— START —
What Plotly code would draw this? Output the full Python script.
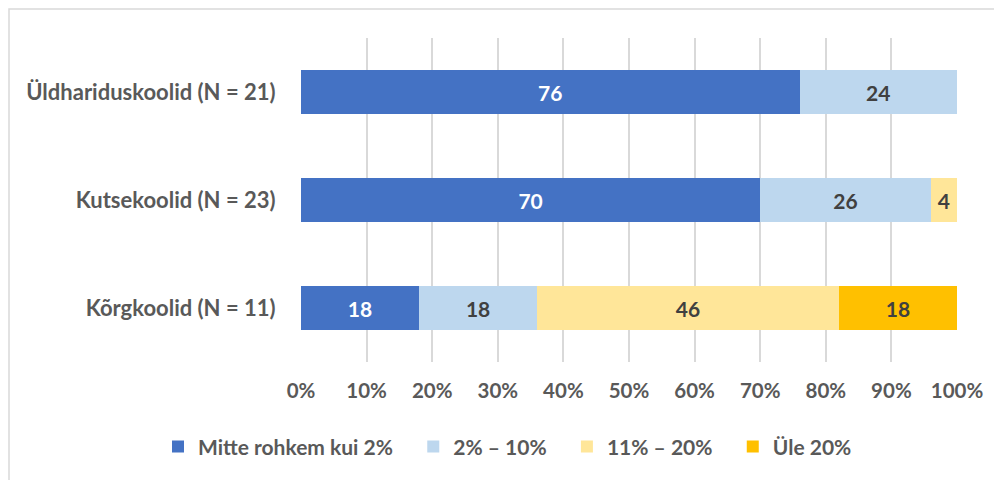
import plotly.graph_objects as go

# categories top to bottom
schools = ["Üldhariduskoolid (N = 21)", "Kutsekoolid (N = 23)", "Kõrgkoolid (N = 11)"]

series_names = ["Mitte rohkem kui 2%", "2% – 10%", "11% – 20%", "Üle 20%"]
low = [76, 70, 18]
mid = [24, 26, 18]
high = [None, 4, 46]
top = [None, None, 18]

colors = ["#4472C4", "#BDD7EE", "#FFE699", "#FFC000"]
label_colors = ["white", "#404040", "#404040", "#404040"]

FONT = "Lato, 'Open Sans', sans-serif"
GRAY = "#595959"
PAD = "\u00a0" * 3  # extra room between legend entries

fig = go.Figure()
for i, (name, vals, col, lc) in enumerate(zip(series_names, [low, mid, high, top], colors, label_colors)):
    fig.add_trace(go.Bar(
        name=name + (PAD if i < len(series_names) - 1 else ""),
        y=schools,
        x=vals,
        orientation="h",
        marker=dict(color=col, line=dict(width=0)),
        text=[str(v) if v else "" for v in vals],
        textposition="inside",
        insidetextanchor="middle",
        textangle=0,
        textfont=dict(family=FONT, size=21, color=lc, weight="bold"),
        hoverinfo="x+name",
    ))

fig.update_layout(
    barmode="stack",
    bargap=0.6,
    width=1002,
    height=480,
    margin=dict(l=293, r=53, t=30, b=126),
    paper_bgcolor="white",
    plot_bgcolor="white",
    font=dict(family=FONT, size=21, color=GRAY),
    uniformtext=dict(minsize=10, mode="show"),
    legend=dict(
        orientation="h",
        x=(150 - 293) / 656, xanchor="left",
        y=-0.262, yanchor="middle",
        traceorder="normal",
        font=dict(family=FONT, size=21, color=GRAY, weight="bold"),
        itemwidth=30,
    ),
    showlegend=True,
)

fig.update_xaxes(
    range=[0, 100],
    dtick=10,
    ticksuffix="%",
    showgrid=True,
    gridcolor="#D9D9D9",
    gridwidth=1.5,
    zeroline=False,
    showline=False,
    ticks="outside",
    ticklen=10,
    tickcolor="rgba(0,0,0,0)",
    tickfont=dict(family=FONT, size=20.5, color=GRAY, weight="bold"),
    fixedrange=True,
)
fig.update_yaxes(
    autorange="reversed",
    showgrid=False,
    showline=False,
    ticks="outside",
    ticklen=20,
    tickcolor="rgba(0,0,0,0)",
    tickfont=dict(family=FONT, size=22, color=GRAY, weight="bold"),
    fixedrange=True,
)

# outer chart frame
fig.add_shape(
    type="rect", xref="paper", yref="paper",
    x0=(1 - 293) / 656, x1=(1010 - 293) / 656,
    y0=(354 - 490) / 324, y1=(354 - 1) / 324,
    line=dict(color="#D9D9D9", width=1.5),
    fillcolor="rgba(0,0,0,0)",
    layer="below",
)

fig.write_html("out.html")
— END —
**To be done**
Reproduce the material above verbatim; omit every picture.

**Right answer**
What Plotly code would draw this? Output the full Python script.
import plotly.graph_objects as go

# categories top to bottom
schools = ["Üldhariduskoolid (N = 21)", "Kutsekoolid (N = 23)", "Kõrgkoolid (N = 11)"]

series_names = ["Mitte rohkem kui 2%", "2% – 10%", "11% – 20%", "Üle 20%"]
low = [76, 70, 18]
mid = [24, 26, 18]
high = [None, 4, 46]
top = [None, None, 18]

colors = ["#4472C4", "#BDD7EE", "#FFE699", "#FFC000"]
label_colors = ["white", "#404040", "#404040", "#404040"]

FONT = "Lato, 'Open Sans', sans-serif"
GRAY = "#595959"
PAD = "\u00a0" * 3  # extra room between legend entries

fig = go.Figure()
for i, (name, vals, col, lc) in enumerate(zip(series_names, [low, mid, high, top], colors, label_colors)):
    fig.add_trace(go.Bar(
        name=name + (PAD if i < len(series_names) - 1 else ""),
        y=schools,
        x=vals,
        orientation="h",
        marker=dict(color=col, line=dict(width=0)),
        text=[str(v) if v else "" for v in vals],
        textposition="inside",
        insidetextanchor="middle",
        textangle=0,
        textfont=dict(family=FONT, size=21, color=lc, weight="bold"),
        hoverinfo="x+name",
    ))

fig.update_layout(
    barmode="stack",
    bargap=0.6,
    width=1002,
    height=480,
    margin=dict(l=293, r=53, t=30, b=126),
    paper_bgcolor="white",
    plot_bgcolor="white",
    font=dict(family=FONT, size=21, color=GRAY),
    uniformtext=dict(minsize=10, mode="show"),
    legend=dict(
        orientation="h",
        x=(150 - 293) / 656, xanchor="left",
        y=-0.262, yanchor="middle",
        traceorder="normal",
        font=dict(family=FONT, size=21, color=GRAY, weight="bold"),
        itemwidth=30,
    ),
    showlegend=True,
)

fig.update_xaxes(
    range=[0, 100],
    dtick=10,
    ticksuffix="%",
    showgrid=True,
    gridcolor="#D9D9D9",
    gridwidth=1.5,
    zeroline=False,
    showline=False,
    ticks="outside",
    ticklen=10,
    tickcolor="rgba(0,0,0,0)",
    tickfont=dict(family=FONT, size=20.5, color=GRAY, weight="bold"),
    fixedrange=True,
)
fig.update_yaxes(
    autorange="reversed",
    showgrid=False,
    showline=False,
    ticks="outside",
    ticklen=20,
    tickcolor="rgba(0,0,0,0)",
    tickfont=dict(family=FONT, size=22, color=GRAY, weight="bold"),
    fixedrange=True,
)

# outer chart frame
fig.add_shape(
    type="rect", xref="paper", yref="paper",
    x0=(1 - 293) / 656, x1=(1010 - 293) / 656,
    y0=(354 - 490) / 324, y1=(354 - 1) / 324,
    line=dict(color="#D9D9D9", width=1.5),
    fillcolor="rgba(0,0,0,0)",
    layer="below",
)

fig.write_html("out.html")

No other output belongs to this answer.